--- start RAW DATA ---

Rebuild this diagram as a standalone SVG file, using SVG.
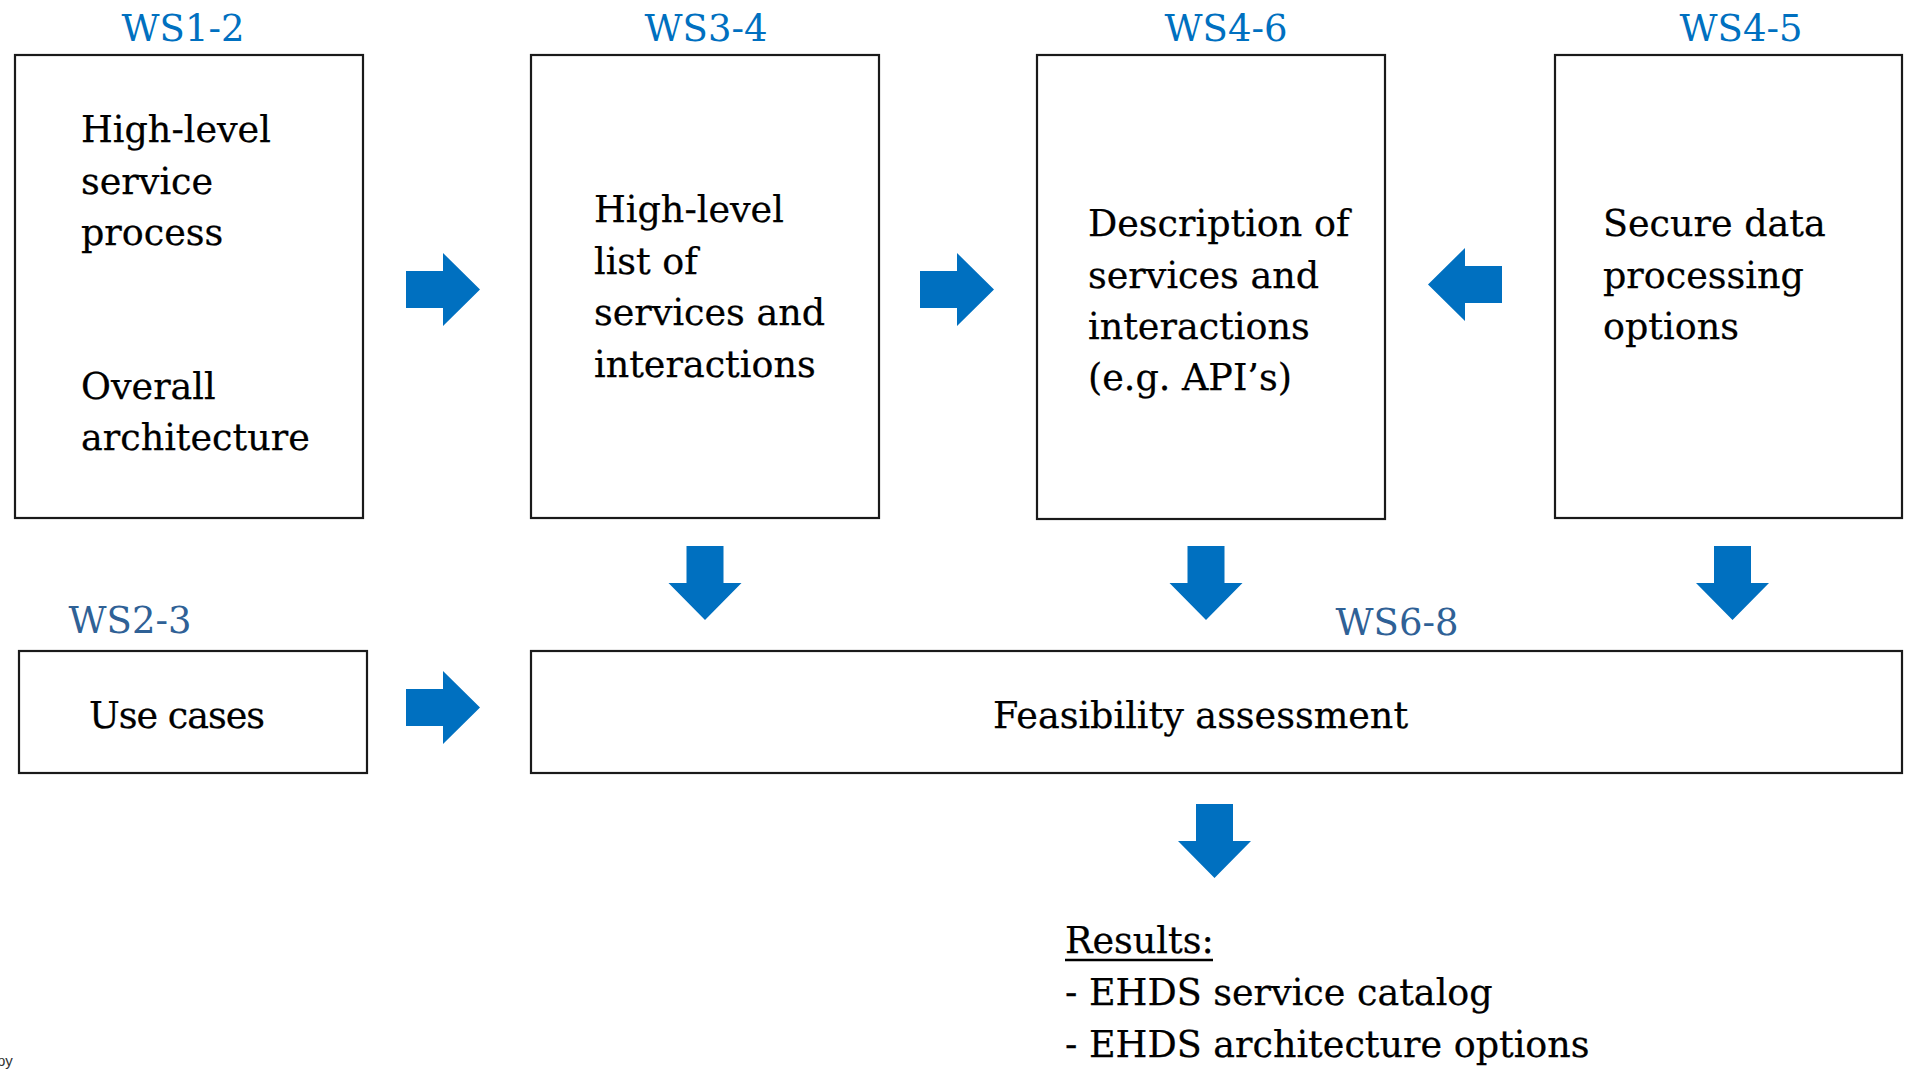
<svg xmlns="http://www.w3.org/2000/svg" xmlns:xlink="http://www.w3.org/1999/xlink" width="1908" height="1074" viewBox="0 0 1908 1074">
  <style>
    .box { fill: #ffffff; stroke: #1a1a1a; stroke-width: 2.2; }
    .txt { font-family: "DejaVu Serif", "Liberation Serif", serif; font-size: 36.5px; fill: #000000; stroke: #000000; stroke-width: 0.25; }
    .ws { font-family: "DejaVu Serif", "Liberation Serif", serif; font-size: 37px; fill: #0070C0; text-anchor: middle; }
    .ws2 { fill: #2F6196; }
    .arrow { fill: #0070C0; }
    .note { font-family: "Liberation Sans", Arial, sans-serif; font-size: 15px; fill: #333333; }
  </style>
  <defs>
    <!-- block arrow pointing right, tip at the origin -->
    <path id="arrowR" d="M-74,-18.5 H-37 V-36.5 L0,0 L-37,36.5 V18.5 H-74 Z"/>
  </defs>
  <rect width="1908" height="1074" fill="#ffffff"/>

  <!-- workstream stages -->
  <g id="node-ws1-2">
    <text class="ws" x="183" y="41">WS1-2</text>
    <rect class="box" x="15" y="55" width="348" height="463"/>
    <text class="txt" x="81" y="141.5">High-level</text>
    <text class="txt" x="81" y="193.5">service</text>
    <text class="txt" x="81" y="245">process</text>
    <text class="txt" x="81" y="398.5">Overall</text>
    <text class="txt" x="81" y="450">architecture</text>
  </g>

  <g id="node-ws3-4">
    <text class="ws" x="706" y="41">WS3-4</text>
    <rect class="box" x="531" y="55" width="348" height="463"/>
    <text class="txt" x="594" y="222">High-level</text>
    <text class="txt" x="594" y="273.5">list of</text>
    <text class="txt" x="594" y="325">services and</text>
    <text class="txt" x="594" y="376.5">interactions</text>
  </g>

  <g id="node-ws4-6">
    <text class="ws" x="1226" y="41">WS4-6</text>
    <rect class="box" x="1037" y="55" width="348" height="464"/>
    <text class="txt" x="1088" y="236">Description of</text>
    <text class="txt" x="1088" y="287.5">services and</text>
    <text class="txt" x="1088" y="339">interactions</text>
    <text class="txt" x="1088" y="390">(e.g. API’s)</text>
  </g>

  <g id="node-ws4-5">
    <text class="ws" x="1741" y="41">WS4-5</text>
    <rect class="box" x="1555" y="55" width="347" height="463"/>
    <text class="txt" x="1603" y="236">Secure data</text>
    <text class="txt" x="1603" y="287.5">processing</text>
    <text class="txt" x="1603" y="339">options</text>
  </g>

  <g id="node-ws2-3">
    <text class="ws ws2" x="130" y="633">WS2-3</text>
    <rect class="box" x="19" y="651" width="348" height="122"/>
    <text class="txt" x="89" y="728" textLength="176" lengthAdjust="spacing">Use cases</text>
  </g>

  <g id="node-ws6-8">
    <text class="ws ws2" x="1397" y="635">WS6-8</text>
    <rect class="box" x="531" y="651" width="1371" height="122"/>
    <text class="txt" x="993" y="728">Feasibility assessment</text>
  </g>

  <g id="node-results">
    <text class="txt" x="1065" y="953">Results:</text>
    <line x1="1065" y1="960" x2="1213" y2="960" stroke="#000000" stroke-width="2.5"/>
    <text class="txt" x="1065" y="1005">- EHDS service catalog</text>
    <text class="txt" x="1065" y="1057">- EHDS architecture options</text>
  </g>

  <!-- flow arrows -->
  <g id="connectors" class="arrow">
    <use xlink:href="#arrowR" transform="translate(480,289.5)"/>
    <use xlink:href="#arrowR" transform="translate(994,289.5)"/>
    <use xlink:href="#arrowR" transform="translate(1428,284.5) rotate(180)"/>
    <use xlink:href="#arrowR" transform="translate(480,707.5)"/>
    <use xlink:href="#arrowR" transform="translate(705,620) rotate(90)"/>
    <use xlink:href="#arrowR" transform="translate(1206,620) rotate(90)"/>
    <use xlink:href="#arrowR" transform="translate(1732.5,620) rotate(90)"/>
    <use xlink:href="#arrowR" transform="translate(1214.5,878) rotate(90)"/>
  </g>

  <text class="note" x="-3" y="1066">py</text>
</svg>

--- end RAW DATA ---

# REQUEST
Copy out each line exactly, without the pictures.

# RESULT
Rebuild this diagram as a standalone SVG file, using SVG.
<svg xmlns="http://www.w3.org/2000/svg" xmlns:xlink="http://www.w3.org/1999/xlink" width="1908" height="1074" viewBox="0 0 1908 1074">
  <style>
    .box { fill: #ffffff; stroke: #1a1a1a; stroke-width: 2.2; }
    .txt { font-family: "DejaVu Serif", "Liberation Serif", serif; font-size: 36.5px; fill: #000000; stroke: #000000; stroke-width: 0.25; }
    .ws { font-family: "DejaVu Serif", "Liberation Serif", serif; font-size: 37px; fill: #0070C0; text-anchor: middle; }
    .ws2 { fill: #2F6196; }
    .arrow { fill: #0070C0; }
    .note { font-family: "Liberation Sans", Arial, sans-serif; font-size: 15px; fill: #333333; }
  </style>
  <defs>
    <!-- block arrow pointing right, tip at the origin -->
    <path id="arrowR" d="M-74,-18.5 H-37 V-36.5 L0,0 L-37,36.5 V18.5 H-74 Z"/>
  </defs>
  <rect width="1908" height="1074" fill="#ffffff"/>

  <!-- workstream stages -->
  <g id="node-ws1-2">
    <text class="ws" x="183" y="41">WS1-2</text>
    <rect class="box" x="15" y="55" width="348" height="463"/>
    <text class="txt" x="81" y="141.5">High-level</text>
    <text class="txt" x="81" y="193.5">service</text>
    <text class="txt" x="81" y="245">process</text>
    <text class="txt" x="81" y="398.5">Overall</text>
    <text class="txt" x="81" y="450">architecture</text>
  </g>

  <g id="node-ws3-4">
    <text class="ws" x="706" y="41">WS3-4</text>
    <rect class="box" x="531" y="55" width="348" height="463"/>
    <text class="txt" x="594" y="222">High-level</text>
    <text class="txt" x="594" y="273.5">list of</text>
    <text class="txt" x="594" y="325">services and</text>
    <text class="txt" x="594" y="376.5">interactions</text>
  </g>

  <g id="node-ws4-6">
    <text class="ws" x="1226" y="41">WS4-6</text>
    <rect class="box" x="1037" y="55" width="348" height="464"/>
    <text class="txt" x="1088" y="236">Description of</text>
    <text class="txt" x="1088" y="287.5">services and</text>
    <text class="txt" x="1088" y="339">interactions</text>
    <text class="txt" x="1088" y="390">(e.g. API’s)</text>
  </g>

  <g id="node-ws4-5">
    <text class="ws" x="1741" y="41">WS4-5</text>
    <rect class="box" x="1555" y="55" width="347" height="463"/>
    <text class="txt" x="1603" y="236">Secure data</text>
    <text class="txt" x="1603" y="287.5">processing</text>
    <text class="txt" x="1603" y="339">options</text>
  </g>

  <g id="node-ws2-3">
    <text class="ws ws2" x="130" y="633">WS2-3</text>
    <rect class="box" x="19" y="651" width="348" height="122"/>
    <text class="txt" x="89" y="728" textLength="176" lengthAdjust="spacing">Use cases</text>
  </g>

  <g id="node-ws6-8">
    <text class="ws ws2" x="1397" y="635">WS6-8</text>
    <rect class="box" x="531" y="651" width="1371" height="122"/>
    <text class="txt" x="993" y="728">Feasibility assessment</text>
  </g>

  <g id="node-results">
    <text class="txt" x="1065" y="953">Results:</text>
    <line x1="1065" y1="960" x2="1213" y2="960" stroke="#000000" stroke-width="2.5"/>
    <text class="txt" x="1065" y="1005">- EHDS service catalog</text>
    <text class="txt" x="1065" y="1057">- EHDS architecture options</text>
  </g>

  <!-- flow arrows -->
  <g id="connectors" class="arrow">
    <use xlink:href="#arrowR" transform="translate(480,289.5)"/>
    <use xlink:href="#arrowR" transform="translate(994,289.5)"/>
    <use xlink:href="#arrowR" transform="translate(1428,284.5) rotate(180)"/>
    <use xlink:href="#arrowR" transform="translate(480,707.5)"/>
    <use xlink:href="#arrowR" transform="translate(705,620) rotate(90)"/>
    <use xlink:href="#arrowR" transform="translate(1206,620) rotate(90)"/>
    <use xlink:href="#arrowR" transform="translate(1732.5,620) rotate(90)"/>
    <use xlink:href="#arrowR" transform="translate(1214.5,878) rotate(90)"/>
  </g>

  <text class="note" x="-3" y="1066">py</text>
</svg>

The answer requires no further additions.